A move that would make Western Europe's point and actually strenghten all the parties in our alliances would be for Germany quickly to fulfill its pledge to increase its defense spending to 2% of GDP. Currently it is at about 1.3%.

But the increased spending would not be for conventional NATO purposes; it would be for increased cybersecurity, to fend off hacking and social media threats from both the east (Putin) and the west (Trump).

In addition to increasing spending for security measures along an east-west axis, Germany should also be prepared to spend more to defend itself and Western Europe along a north-south axis. This will require investments and new defense and economic alliances with the countries of North Africa, to stem the flow of dispossessed peoples into Europe.

Such bold moves by Germany would make an indelible impression around the world. They would be welcomed by its Western European partners and by many if not most Americans, who likewise are troubled by the crisis needlessly fomented by our own president.

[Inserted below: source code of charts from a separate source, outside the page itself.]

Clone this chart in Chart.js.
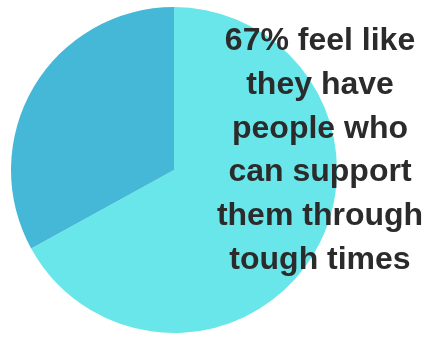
<!DOCTYPE html>
<html><head><meta charset="utf-8">
<script src="https://cdn.jsdelivr.net/npm/chart.js@4"></script>
<style>html,body{margin:0;padding:0;background:#fff}canvas{display:block}</style>
</head><body>
<canvas id="c" width="423" height="337"></canvas>
<script>
const categories = ["Have support", "Do not"];
const values = [67, 33];
const colors = ["#69E6E9", "#44B8D6"];
const textLines = ["67% feel like", "they have", "people who", "can support", "them through", "tough times"];

const textPlugin = {
  id: 'overlayText',
  afterDraw(chart) {
    const ctx = chart.ctx;
    ctx.save();
    ctx.fillStyle = '#2b2b2b';
    ctx.font = 'bold 32px "Liberation Sans", Arial, sans-serif';
    ctx.textAlign = 'center';
    ctx.textBaseline = 'alphabetic';
    textLines.forEach((t, i) => ctx.fillText(t, 320, 50 + i * 43.8));
    ctx.restore();
  }
};

new Chart(document.getElementById('c'), {
  type: 'pie',
  data: { labels: categories, datasets: [{ data: values, backgroundColor: colors, borderWidth: 0 }] },
  options: {
    responsive: false, animation: false,
    layout: { padding: { left: 11, right: 86, top: 7, bottom: 4 } },
    plugins: { legend: { display: false }, tooltip: { enabled: false } }
  },
  plugins: [textPlugin]
});
</script>
</body></html>
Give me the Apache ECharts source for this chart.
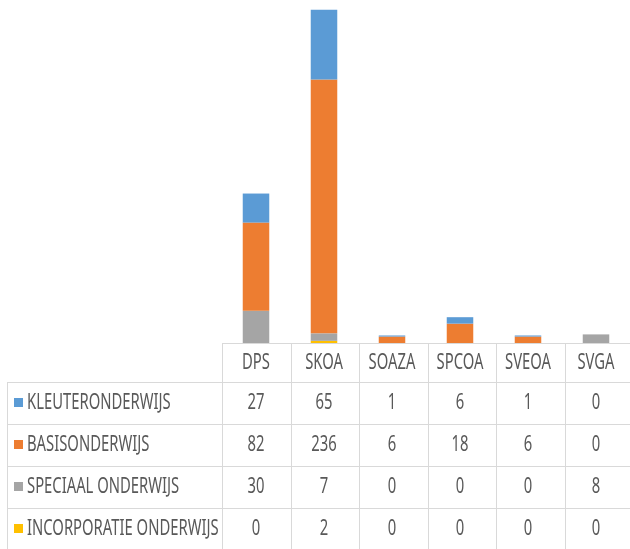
<!DOCTYPE html>
<html>
<head>
<meta charset="utf-8">
<script src="https://cdn.jsdelivr.net/npm/echarts@6/dist/echarts.min.js"></script>
<style>
  html,body{margin:0;padding:0;background:#fff}
  #main{width:630px;height:549px}
</style>
</head>
<body>
<div id="main"></div>
<script>
var categories = ['DPS','SKOA','SOAZA','SPCOA','SVEOA','SVGA']
var seriesNames = ['KLEUTERONDERWIJS','BASISONDERWIJS','SPECIAAL ONDERWIJS','INCORPORATIE ONDERWIJS']
var kleuter = [27,65,1,6,1,0]
var basis = [82,236,6,18,6,0]
var speciaal = [30,7,0,0,0,8]
var incorporatie = [0,2,0,0,0,0]
var colors = ['#5b9bd5','#ed7d31','#a5a5a5','#ffc000']

var font = '21px "Noto Sans",sans-serif'
var squeeze = 0.705   // the original uses a narrow font
var textColor = '#595959'
var lineColor = '#d9d9d9'

var myChart = echarts.init(document.getElementById('main'))
var rows = [kleuter,basis,speciaal,incorporatie]
// stack order bottom->top: incorporatie, speciaal, basis, kleuter
var order = [3,2,1,0]
var series = order.map(function(i){
  return {
    name: seriesNames[i],
    type: 'bar',
    stack: 'total',
    barWidth: '39%',
    itemStyle: {color: colors[i]},
    data: rows[i]
  }
})

myChart.setOption({
  animation: false,
  grid: {left: 222, top: 0, width: 411, height: 343},
  xAxis: {
    type: 'category',
    data: categories,
    axisLine: {show: false},
    axisTick: {show: false},
    axisLabel: {show: false}
  },
  yAxis: {
    type: 'value',
    min: 0,
    max: 319,
    show: false,
    splitLine: {show: false}
  },
  series: series
})

// data table below the plot
var g = []
var left = 7, gx = 222, gRight = 633
var headTop = 343, rowTops = [382, 424, 466, 508], rowH = 42
var colW = (gRight - gx) / categories.length
function line(x1,y1,x2,y2){
  g.push({type:'line',shape:{x1:x1,y1:y1,x2:x2,y2:y2},style:{stroke:lineColor,lineWidth:1}})
}
function txt(x,y,s,align){
  g.push({type:'text',x:x,y:y,scaleX:squeeze,style:{text:s,fill:textColor,font:font,align:align,verticalAlign:'middle'}})
}
line(gx, headTop + 0.5, gRight, headTop + 0.5)
rowTops.forEach(function(t){ line(left, t + 0.5, gRight, t + 0.5) })
line(left + 0.5, rowTops[0], left + 0.5, 549)
for (var c = 0; c <= categories.length; c++) {
  var x = Math.round(gx + c * colW) + 0.5
  line(x, headTop, x, 549)
}
categories.forEach(function(name, c){
  var cx = myChart.convertToPixel({xAxisIndex: 0}, name)
  txt(cx, headTop + 20, name, 'center')
  rows.forEach(function(r, i){
    txt(cx, rowTops[i] + rowH/2, String(r[c]), 'center')
  })
})
seriesNames.forEach(function(name, i){
  var cy = rowTops[i] + rowH/2
  g.push({type:'rect',shape:{x:14,y:cy - 5,width:9,height:9},style:{fill:colors[i]}})
  txt(27, cy, name, 'left')
})
myChart.setOption({graphic: g})
</script>
</body>
</html>
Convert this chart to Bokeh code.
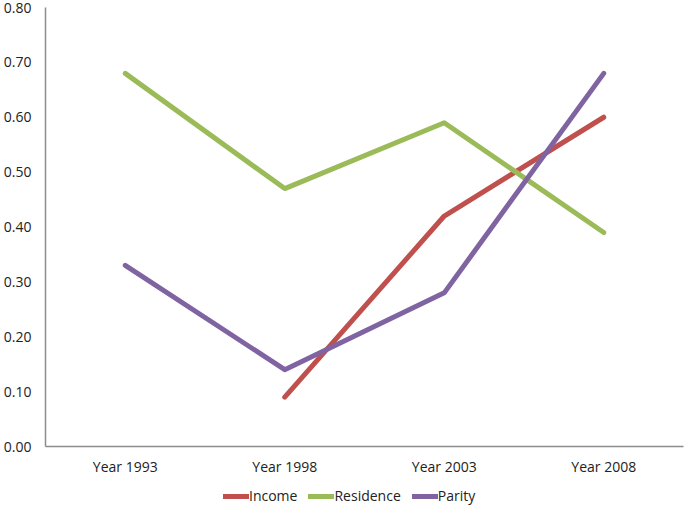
from bokeh.plotting import figure
from bokeh.layouts import column
from bokeh.models import Range1d, FixedTicker, NumeralTickFormatter, Legend, LegendItem
from bokeh.embed import file_html
from bokeh.resources import INLINE

years = ["Year 1993", "Year 1998", "Year 2003", "Year 2008"]
income = [float("nan"), 0.09, 0.42, 0.60]
residence = [0.68, 0.47, 0.59, 0.39]
parity = [0.33, 0.14, 0.28, 0.68]
y_ticks = [0.0, 0.1, 0.2, 0.3, 0.4, 0.5, 0.6, 0.7, 0.8]

series = [("Income", income, "#C0504D"),
          ("Residence", residence, "#9BBB59"),
          ("Parity", parity, "#8064A2")]

FONT = "Open Sans"
TXT = "#222222"

p = figure(width=685, height=481, output_backend="svg", toolbar_location=None,
           x_range=years, y_range=Range1d(0, 0.8),
           min_border_left=42, min_border_right=2, min_border_top=7, min_border_bottom=35)
p.x_range.range_padding = 0
p.outline_line_color = None
p.grid.visible = False

for name, vals, col in series:
    p.line(years, vals, line_color=col, line_width=5, line_cap="round", line_join="round")

xa = p.xaxis[0]
xa.major_tick_out = 0
xa.major_tick_in = 0
xa.minor_tick_out = 0
xa.minor_tick_in = 0
xa.major_label_standoff = 10
xa.axis_line_color = "#8c8c8c"
xa.axis_line_width = 1.5
xa.major_label_text_font = FONT
xa.major_label_text_font_size = "14px"
xa.major_label_text_color = TXT

ya = p.yaxis[0]
ya.ticker = FixedTicker(ticks=y_ticks)
ya.formatter = NumeralTickFormatter(format="0.00")
ya.major_tick_out = 0
ya.major_tick_in = 0
ya.minor_tick_out = 0
ya.minor_tick_in = 0
ya.major_label_standoff = 14
ya.axis_line_color = "#8c8c8c"
ya.axis_line_width = 1.5
ya.major_label_text_font = FONT
ya.major_label_text_font_size = "14px"
ya.major_label_text_color = TXT

# legend strip below the chart (key renderers hold no visible data)
lg = figure(width=685, height=24, output_backend="svg", toolbar_location=None,
            x_range=Range1d(0, 1), y_range=Range1d(0, 1),
            min_border=0)
lg.axis.visible = False
lg.grid.visible = False
lg.outline_line_color = None
items = []
for name, vals, col in series:
    r = lg.line([float("nan")], [float("nan")], line_color=col, line_width=5, line_cap="round")
    items.append(LegendItem(label=name, renderers=[r]))
legend = Legend(items=items, orientation="horizontal", location=(178, 0),
                glyph_width=26, glyph_height=16, label_standoff=0, spacing=11,
                padding=0, margin=0, border_line_color=None, background_fill_alpha=0,
                label_text_font=FONT, label_text_font_size="14px", label_text_color=TXT)
lg.add_layout(legend)

layout = column(p, lg, spacing=0)
open("out.html", "w").write(file_html(layout, INLINE))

One Reform to Save America

June, 2018

Washington -- The conservative pundit David Brooks and I would not agree on everything, but I can't say enough good about his recent column on how voting reforms are the most promising cure for our increasingly destructive two-party polarization.

Ranked-choice voting and multimember congressional districts have much to offer. Maine voters are leading the way on ranked choice voting this month. Let this adage once more come true: As Maine goes, so goes the nation.

Eight years ago I wrote in favor of voting reforms that would bring the advantages of proportional representation into our national politics. There is nothing in our Constitution that mandates political parties and winner-take-all voting. These matters are under the jurisdiction of states. In fact, many local governments already utilize ranked choice (instant run-off) voting and multimember districts, so these concepts are hardly new.

Brooks' column is titled "One Reform to Save America." This is not hyperbole. We should get on with it.